Geometric intuition of vector bundles

algebraic-geometrygeometryvector-bundles

Just a question about visualization of vector bundles.

Imagine that we have a complex $3$-manifold $X$ and a vector bundle over $X$ of rank $4$.
Suppose that we express the vector bundle as a sum of $4$ line bundles, for example $O_{X}(2)\oplus O_{X}(2)\oplus O_{X}(4)\oplus O_{X}(1)$.

If we define the coordinates of the vector space as ${v_{i}}, i=1,…4$ we can define the section of each line bundle as $s_{i}:(z_{1},z_{2},z_{3})\rightarrow (z_{1},z_{2},z_{3},v_{i}=p_{i}((z_{1},z_{2},z_{3}))$

My question is: each section just must fulfill the condition of giving the identity (on $X$) when composed with the respective projection. According to that the polynomials are general in the sense that the coefficients are not completely fixed. Folllowing this the set of the $4$ sections do not define a complex manifold in $\mathbb{C}^{7}$ (as I expected).

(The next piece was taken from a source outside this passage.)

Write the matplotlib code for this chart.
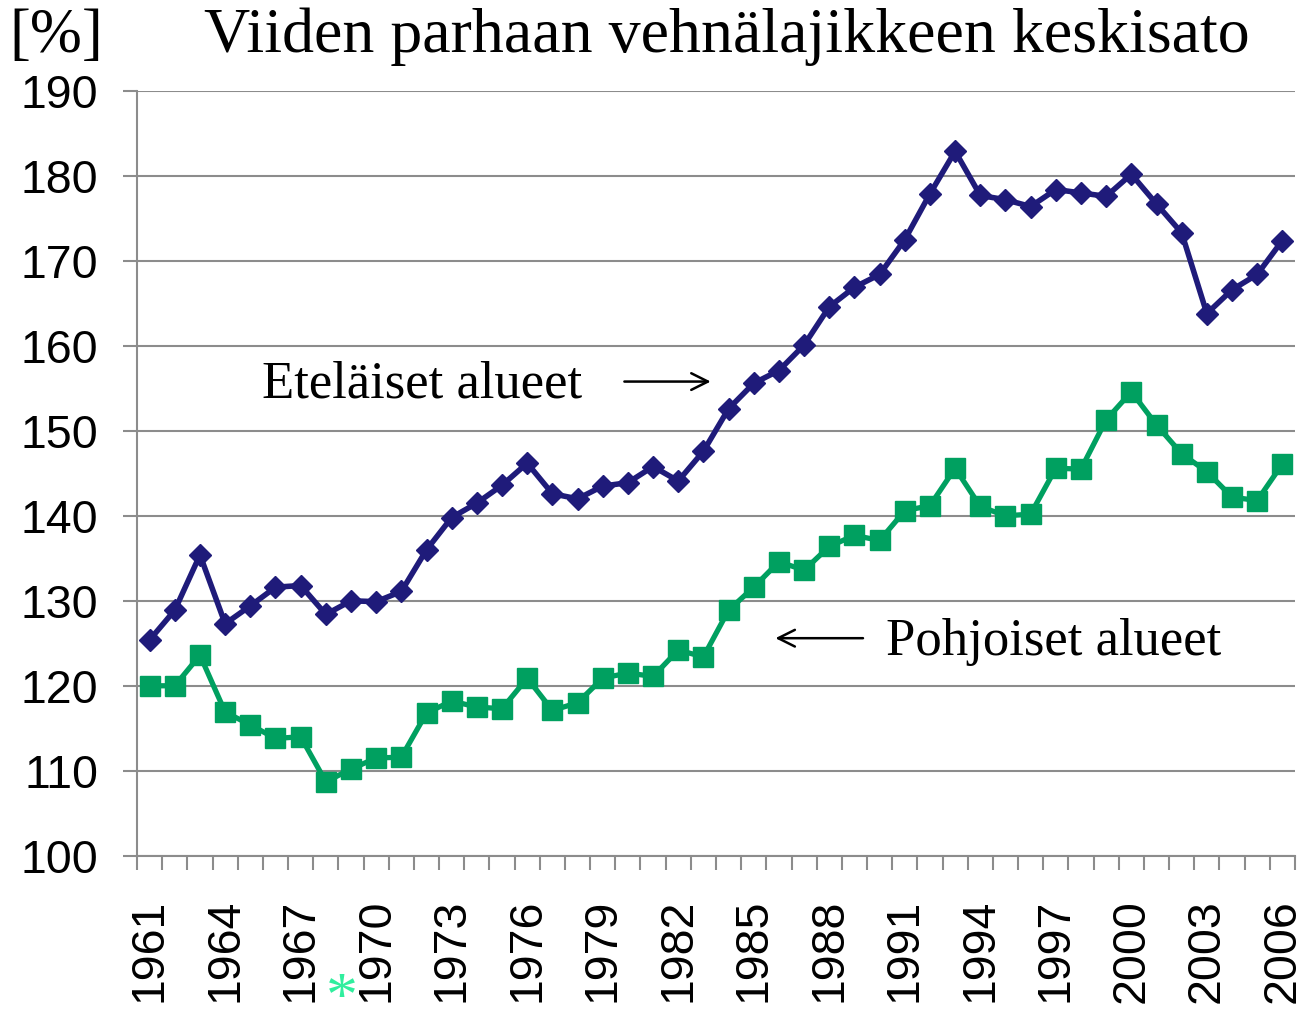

What I am thinking wrong? Does the sections define a set of $7$-manifolds as products of $X\times M_{\alpha}$ being $X$ fixed and $M_{\alpha}$ a different $4$-manifold for each different choice $\alpha$ of the sections $s_{i}$?

Best Answer

We should think of the ratios of the $4$ sections---not all zero---as projective coordinates.

According to that the polynomials are general in the sense that the coefficients are not completely fixed. Folllowing this the set of the $4$ sections do not define a complex manifold in $\mathbb{C}^{7}$ (as I expected).

It is important not to confuse a vector bundle with the corresponding---locally free---sheaf. Let us denote by $V = L_1 \oplus L_2 \oplus L_3 \oplus L$ the total space of the vector bundle corresponding to our sheaf $\mathcal{O}_{X}(2)\oplus \mathcal{O}_{X}(2)\oplus \mathcal{O}_{X}(4)\oplus \mathcal{O}_{X}(1)$. Let us denote our section by $s: X \to V$, and the projection by $p: V \to X$. Suppose that on the open set $U$ in $X$ with coordinates $z_1$, $z_2$, $z_3$, the vector bundle $V$ is trivial, that is, $p^{-1}(U) = U \times \mathbb{C}^4$. When we give a section, in the open set $U$, our functions $p_i(z_1, z_2, z_3)$, $i = 1, 2, 3, 4$ are got fixed. Thus, the image $s(U)$ of the open set by the section $s$ is determined as the subset of $p^{-1}(U) = U \times \mathbb{C}^4$ with coordinate $(z_1, z_2, z_3, v_1, v_2, v_3, v_4)$ as the subset determined by the equations$$v_1 - p_1(z) = 0, \text{ }v_2 - p_2(z) = 0, \text{ }v_3 - p_3(z) = 0, \text{ }v_4-p_4(z) = 0.$$In this way, the image $s(X)$ of the section is a submanifold of $V$.

Just one question: when you say: "When we give a section, in the open set $U$" you are choosing a particular one, but maybe there are infinite different sections, right?

Sure. In fact, the locally free sheaf corresponding to a vector bundle $V$ is the sheaf of "germs of sections of $V$".